Material:
* START *

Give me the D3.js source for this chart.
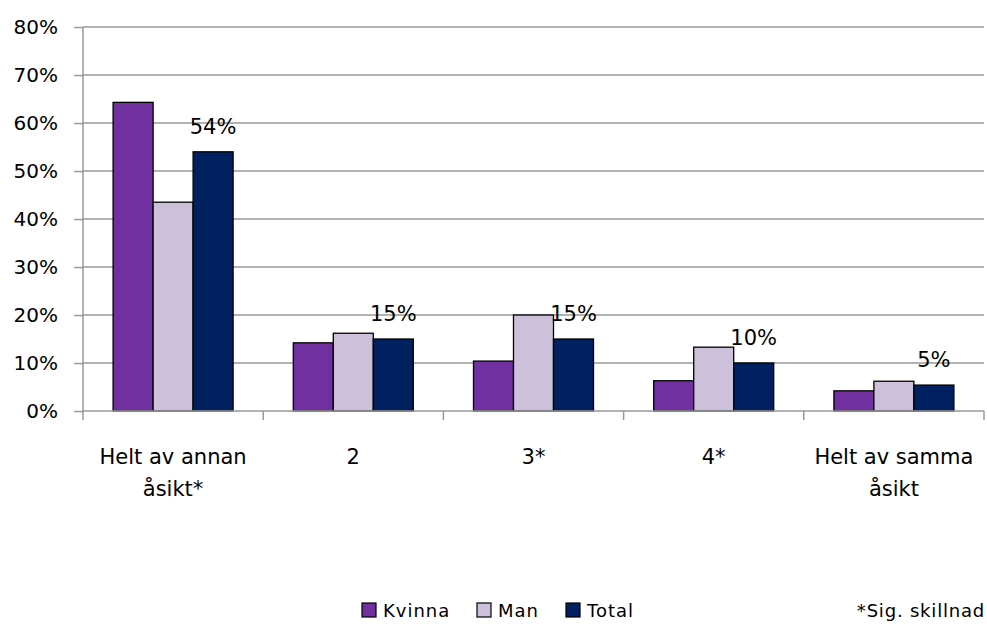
<!DOCTYPE html>
<html><head><meta charset="utf-8">
<script src="https://cdn.jsdelivr.net/npm/d3@7"></script>
<style>body{margin:0;background:#fff;}svg{display:block;}text{font-family:"DejaVu Sans",sans-serif;fill:#000;}</style>
</head><body>
<svg id="c" width="987" height="624"></svg>
<script>
const categories = [["Helt av annan","åsikt*"],["2"],["3*"],["4*"],["Helt av samma","åsikt"]];
const seriesNames = ["Kvinna","Man","Total"];
const kvinna = [64.3, 14.2, 10.4, 6.3, 4.2];
const man = [43.5, 16.2, 20.0, 13.3, 6.2];
const total = [54.0, 15.0, 15.0, 10.0, 5.4];
const totalLabels = ["54%","15%","15%","10%","5%"];
const yTicks = [0,10,20,30,40,50,60,70,80];
const colors = ["#7030A0","#CCC0DA","#002060"];
const footnote = "*Sig. skillnad";

(function(){
const svg = d3.select("#c");
const pL = 83, pR = 984, pT = 27, pB = 411;
const y = d3.scaleLinear().domain([0,80]).range([pB, pT]);
const x = d3.scaleBand().domain(d3.range(categories.length)).range([pL, pR]).paddingInner(0).paddingOuter(0);
const x1 = d3.scaleBand().domain(d3.range(3)).range([0, 120]);
const groupOff = (x.bandwidth() - 120) / 2;

// gridlines
svg.append("g").selectAll("line").data(yTicks.filter(d=>d>0)).join("line")
  .attr("x1", pL).attr("x2", pR).attr("y1", d=>y(d)).attr("y2", d=>y(d))
  .attr("stroke", "#999").attr("stroke-width", 1.5);

// y axis
const yAxis = svg.append("g").attr("transform", `translate(${pL},0)`)
  .call(d3.axisLeft(y).tickValues(yTicks).tickFormat(d=>d+"%").tickSize(9).tickPadding(16));
yAxis.select(".domain").attr("stroke","#999").attr("stroke-width",1.5).attr("d", `M0,${pB}V${pT}`);
yAxis.selectAll(".tick line").attr("stroke","#999").attr("stroke-width",1.5);
yAxis.selectAll(".tick text").attr("font-size", 20).attr("fill","#000").attr("font-family","'DejaVu Sans',sans-serif");

// bars
const data = [kvinna, man, total];
const groups = svg.append("g").selectAll("g").data(categories.map((c,i)=>i)).join("g")
  .attr("transform", i=>`translate(${x(i)+groupOff},0)`);
groups.selectAll("rect").data(i=>data.map((s,k)=>({k, v:s[i]}))).join("rect")
  .attr("x", d=>x1(d.k)).attr("width", x1.bandwidth())
  .attr("y", d=>y(d.v)).attr("height", d=>pB - y(d.v))
  .attr("fill", d=>colors[d.k]).attr("stroke","#000").attr("stroke-width",1.3);

// x axis
svg.append("line").attr("x1",pL).attr("x2",pR).attr("y1",pB).attr("y2",pB)
  .attr("stroke","#999").attr("stroke-width",1.5);
svg.append("g").selectAll("line").data(d3.range(categories.length+1)).join("line")
  .attr("x1", i=>pL + i*x.bandwidth()).attr("x2", i=>pL + i*x.bandwidth())
  .attr("y1", pB).attr("y2", pB+9).attr("stroke","#999").attr("stroke-width",1.5);

// x labels
const xl = svg.append("g").selectAll("text").data(categories).join("text")
  .attr("x", (d,i)=>x(i)+x.bandwidth()/2).attr("y", 464)
  .attr("text-anchor","middle").attr("font-size",21);
xl.selectAll("tspan").data(d=>d).join("tspan")
  .attr("x", function(){return this.parentNode.getAttribute("x");})
  .attr("dy", (d,j)=>j===0?0:32).text(d=>d);

// data labels for Total
svg.append("g").selectAll("text").data(total).join("text")
  .attr("x", (d,i)=>x(i)+groupOff+x1(2)+x1.bandwidth()/2)
  .attr("y", d=>y(d)-18)
  .attr("text-anchor","middle").attr("font-size",21).text((d,i)=>totalLabels[i]);

// legend
const legX = [362, 477, 566];
const leg = svg.append("g").selectAll("g").data(seriesNames).join("g")
  .attr("transform",(d,i)=>`translate(${legX[i]},603)`);
leg.append("rect").attr("width",14).attr("height",14).attr("fill",(d,i)=>colors[i]).attr("stroke","#000").attr("stroke-width",1.2);
leg.append("text").attr("x",21).attr("y",14).attr("font-size",18).attr("letter-spacing",1).text(d=>d);

svg.append("text").attr("x",985).attr("y",617).attr("text-anchor","end").attr("font-size",18).attr("letter-spacing",0.8).text(footnote);
})();
</script>
</body></html>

* END *

Given instruction:
Find the lines with the string "this" and reproduce them.

Exercise output:
Give me the D3.js source for this chart.
  .attr("x", function(){return this.parentNode.getAttribute("x");})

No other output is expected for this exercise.